_GIVEN REQUEST:_ Transcribe word for word only the span whose first line is the one with "Recreate this image" and whose last line is the one with "import pandas as pd"; both of those lines belong to it.

_EXERCISE MATERIAL:_
--- start ---
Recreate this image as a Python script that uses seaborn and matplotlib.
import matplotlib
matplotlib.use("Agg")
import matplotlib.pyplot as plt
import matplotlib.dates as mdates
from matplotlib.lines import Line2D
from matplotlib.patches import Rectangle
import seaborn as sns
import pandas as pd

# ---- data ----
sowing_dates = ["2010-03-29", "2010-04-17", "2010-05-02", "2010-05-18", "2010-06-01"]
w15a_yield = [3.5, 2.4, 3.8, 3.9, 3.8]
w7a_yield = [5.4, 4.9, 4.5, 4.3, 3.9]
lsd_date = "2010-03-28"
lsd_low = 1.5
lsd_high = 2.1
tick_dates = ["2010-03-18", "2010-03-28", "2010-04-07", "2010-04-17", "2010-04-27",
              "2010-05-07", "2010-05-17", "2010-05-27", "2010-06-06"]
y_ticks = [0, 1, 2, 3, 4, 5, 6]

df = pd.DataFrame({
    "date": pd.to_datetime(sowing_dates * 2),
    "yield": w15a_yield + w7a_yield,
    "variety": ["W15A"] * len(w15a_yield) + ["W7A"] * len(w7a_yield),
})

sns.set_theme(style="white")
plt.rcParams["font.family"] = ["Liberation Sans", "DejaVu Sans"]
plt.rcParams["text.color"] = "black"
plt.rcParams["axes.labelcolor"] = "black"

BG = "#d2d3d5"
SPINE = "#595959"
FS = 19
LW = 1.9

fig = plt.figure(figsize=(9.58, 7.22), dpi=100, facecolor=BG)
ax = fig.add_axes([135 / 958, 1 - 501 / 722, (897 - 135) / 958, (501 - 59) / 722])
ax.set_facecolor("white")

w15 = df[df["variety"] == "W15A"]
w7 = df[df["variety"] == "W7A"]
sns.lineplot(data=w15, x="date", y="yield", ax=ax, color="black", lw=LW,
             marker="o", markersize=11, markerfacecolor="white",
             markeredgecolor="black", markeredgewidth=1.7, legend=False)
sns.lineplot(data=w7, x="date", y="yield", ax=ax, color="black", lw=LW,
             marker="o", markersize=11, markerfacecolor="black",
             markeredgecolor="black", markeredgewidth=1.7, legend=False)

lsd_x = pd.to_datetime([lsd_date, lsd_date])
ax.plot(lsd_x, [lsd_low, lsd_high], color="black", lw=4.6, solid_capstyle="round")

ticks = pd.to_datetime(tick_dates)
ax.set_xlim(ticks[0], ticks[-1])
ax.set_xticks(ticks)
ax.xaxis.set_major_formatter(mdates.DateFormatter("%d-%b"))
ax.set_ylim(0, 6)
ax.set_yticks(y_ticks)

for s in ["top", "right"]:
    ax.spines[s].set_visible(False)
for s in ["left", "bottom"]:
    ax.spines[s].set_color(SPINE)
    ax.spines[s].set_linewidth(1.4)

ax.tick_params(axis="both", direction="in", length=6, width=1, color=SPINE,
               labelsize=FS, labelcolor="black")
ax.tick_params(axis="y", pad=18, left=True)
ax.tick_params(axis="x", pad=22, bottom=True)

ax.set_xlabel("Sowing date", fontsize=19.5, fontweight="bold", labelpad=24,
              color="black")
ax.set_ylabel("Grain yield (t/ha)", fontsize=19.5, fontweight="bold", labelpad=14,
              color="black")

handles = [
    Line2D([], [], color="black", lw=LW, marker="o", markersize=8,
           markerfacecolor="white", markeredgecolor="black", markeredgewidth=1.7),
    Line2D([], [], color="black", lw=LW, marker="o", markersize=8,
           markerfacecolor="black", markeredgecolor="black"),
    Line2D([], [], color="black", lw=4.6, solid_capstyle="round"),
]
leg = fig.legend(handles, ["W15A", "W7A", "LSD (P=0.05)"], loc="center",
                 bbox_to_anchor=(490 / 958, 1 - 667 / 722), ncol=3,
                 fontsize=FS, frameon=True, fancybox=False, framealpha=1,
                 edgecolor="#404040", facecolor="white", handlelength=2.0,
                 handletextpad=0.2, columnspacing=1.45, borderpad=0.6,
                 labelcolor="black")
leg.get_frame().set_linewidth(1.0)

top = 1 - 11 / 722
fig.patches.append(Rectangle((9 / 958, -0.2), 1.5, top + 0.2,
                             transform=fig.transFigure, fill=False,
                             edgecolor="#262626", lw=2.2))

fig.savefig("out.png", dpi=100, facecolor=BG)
--- end ---
--- start ---
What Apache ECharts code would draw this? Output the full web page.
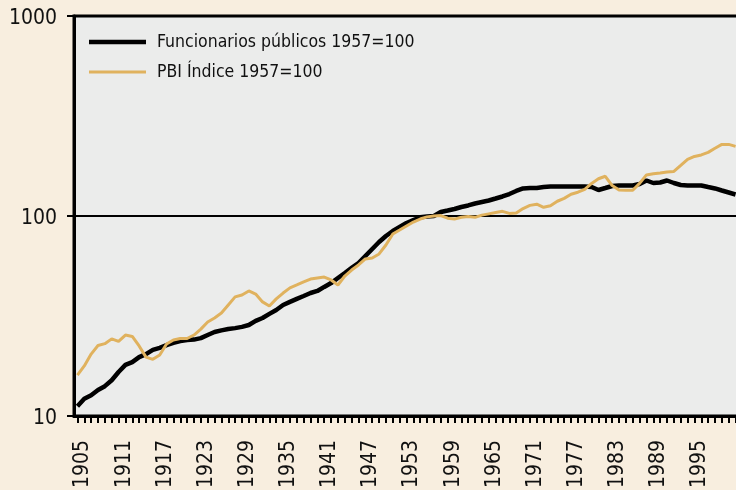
--- end ---
--- start ---
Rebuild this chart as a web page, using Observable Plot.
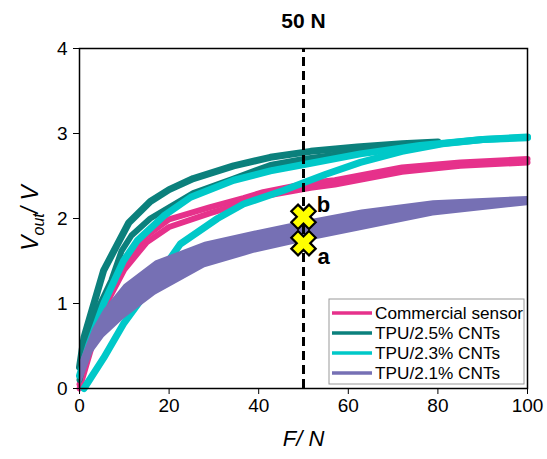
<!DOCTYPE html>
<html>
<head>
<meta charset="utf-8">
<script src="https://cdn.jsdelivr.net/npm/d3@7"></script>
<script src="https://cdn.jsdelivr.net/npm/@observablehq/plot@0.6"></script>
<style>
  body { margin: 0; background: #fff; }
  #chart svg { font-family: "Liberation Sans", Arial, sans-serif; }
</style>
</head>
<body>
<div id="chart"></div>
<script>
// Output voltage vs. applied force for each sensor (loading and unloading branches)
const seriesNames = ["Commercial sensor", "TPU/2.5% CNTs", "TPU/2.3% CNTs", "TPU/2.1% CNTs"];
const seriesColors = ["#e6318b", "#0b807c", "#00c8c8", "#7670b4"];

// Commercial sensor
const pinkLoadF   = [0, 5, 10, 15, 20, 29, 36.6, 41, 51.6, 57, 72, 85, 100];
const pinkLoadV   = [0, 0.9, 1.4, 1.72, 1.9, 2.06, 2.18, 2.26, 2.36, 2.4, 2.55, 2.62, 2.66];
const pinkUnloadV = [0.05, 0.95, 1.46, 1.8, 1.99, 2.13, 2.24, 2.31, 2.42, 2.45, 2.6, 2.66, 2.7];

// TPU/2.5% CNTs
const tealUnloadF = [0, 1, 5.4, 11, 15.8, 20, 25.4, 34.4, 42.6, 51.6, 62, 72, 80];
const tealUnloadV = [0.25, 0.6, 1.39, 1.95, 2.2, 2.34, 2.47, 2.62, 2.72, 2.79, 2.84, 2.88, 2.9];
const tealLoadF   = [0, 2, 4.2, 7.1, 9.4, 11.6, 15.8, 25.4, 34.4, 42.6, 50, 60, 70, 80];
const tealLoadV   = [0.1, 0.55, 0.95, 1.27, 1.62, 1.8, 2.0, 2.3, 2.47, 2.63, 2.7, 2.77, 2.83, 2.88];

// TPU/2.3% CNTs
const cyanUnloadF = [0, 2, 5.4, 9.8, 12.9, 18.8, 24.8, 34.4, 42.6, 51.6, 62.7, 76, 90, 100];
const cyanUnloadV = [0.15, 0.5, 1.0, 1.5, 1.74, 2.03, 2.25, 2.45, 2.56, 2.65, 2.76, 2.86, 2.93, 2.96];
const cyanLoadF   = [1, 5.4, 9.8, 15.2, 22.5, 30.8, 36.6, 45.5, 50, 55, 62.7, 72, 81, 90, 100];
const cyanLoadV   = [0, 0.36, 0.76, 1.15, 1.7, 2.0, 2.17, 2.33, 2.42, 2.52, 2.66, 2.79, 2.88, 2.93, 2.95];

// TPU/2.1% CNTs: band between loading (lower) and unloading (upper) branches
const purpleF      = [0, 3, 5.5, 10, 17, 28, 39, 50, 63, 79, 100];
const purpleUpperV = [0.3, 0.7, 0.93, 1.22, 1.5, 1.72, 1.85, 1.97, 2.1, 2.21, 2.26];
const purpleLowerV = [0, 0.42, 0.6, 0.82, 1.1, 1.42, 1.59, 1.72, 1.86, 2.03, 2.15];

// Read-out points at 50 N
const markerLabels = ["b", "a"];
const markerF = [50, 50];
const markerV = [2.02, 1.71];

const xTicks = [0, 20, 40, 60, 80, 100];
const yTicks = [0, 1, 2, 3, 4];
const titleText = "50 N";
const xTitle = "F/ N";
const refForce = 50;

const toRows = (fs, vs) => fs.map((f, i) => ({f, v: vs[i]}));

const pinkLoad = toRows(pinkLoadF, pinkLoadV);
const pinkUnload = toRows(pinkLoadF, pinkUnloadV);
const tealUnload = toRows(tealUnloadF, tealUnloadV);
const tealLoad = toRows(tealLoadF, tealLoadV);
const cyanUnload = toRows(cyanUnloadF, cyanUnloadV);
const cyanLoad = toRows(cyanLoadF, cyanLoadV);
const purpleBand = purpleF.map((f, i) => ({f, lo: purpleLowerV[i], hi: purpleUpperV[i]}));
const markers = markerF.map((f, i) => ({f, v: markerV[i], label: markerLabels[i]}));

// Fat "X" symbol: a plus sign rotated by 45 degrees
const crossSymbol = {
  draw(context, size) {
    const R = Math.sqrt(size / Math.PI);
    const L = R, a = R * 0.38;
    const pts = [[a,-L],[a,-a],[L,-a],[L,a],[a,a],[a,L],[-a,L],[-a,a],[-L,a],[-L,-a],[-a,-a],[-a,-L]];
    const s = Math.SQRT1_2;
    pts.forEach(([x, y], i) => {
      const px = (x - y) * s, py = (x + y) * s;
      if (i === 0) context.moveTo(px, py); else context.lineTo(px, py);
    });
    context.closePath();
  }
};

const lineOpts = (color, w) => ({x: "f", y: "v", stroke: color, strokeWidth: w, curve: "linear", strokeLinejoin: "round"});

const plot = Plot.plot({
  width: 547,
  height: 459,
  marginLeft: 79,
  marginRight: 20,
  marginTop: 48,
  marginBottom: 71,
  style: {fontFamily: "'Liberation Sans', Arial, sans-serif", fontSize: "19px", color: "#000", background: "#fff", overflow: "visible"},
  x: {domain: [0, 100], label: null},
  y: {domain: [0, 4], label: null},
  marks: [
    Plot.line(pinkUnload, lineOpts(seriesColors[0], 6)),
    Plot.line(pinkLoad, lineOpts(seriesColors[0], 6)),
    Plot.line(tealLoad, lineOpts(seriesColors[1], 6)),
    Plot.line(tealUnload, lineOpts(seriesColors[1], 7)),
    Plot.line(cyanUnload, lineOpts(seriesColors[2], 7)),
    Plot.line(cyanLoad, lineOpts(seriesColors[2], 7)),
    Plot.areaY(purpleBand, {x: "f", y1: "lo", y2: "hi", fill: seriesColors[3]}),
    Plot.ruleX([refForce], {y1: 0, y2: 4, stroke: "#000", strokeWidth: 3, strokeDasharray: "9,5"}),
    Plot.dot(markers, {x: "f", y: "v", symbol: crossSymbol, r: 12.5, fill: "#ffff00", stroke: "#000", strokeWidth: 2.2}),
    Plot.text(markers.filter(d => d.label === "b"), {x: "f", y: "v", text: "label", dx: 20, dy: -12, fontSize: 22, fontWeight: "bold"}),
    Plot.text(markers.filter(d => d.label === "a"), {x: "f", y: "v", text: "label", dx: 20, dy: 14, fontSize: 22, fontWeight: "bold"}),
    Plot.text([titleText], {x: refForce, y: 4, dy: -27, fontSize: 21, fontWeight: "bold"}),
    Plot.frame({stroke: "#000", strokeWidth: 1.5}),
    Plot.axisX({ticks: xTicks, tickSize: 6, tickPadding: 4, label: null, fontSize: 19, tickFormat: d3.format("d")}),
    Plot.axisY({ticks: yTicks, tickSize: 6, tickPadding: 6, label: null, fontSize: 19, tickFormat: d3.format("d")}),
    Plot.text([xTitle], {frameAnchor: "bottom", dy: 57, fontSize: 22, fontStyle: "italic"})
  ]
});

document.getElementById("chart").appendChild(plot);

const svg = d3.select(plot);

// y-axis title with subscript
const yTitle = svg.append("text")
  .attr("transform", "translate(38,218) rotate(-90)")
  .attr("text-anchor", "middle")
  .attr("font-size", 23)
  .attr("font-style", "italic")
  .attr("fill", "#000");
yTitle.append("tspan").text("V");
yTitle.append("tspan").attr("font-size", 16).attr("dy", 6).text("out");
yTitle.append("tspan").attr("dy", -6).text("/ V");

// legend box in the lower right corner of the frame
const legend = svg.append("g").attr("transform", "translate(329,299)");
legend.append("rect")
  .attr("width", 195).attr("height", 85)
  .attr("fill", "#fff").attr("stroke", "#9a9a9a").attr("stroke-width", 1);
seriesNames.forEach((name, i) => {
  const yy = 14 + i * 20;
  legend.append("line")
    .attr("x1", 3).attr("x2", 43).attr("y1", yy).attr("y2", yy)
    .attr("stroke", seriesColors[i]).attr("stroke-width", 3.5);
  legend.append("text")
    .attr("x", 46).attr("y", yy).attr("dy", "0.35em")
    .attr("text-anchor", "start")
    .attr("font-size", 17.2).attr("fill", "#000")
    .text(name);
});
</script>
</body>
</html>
--- end ---
_FULL OUTPUT:_
Recreate this image as a Python script that uses seaborn and matplotlib.
import matplotlib
matplotlib.use("Agg")
import matplotlib.pyplot as plt
import matplotlib.dates as mdates
from matplotlib.lines import Line2D
from matplotlib.patches import Rectangle
import seaborn as sns
import pandas as pd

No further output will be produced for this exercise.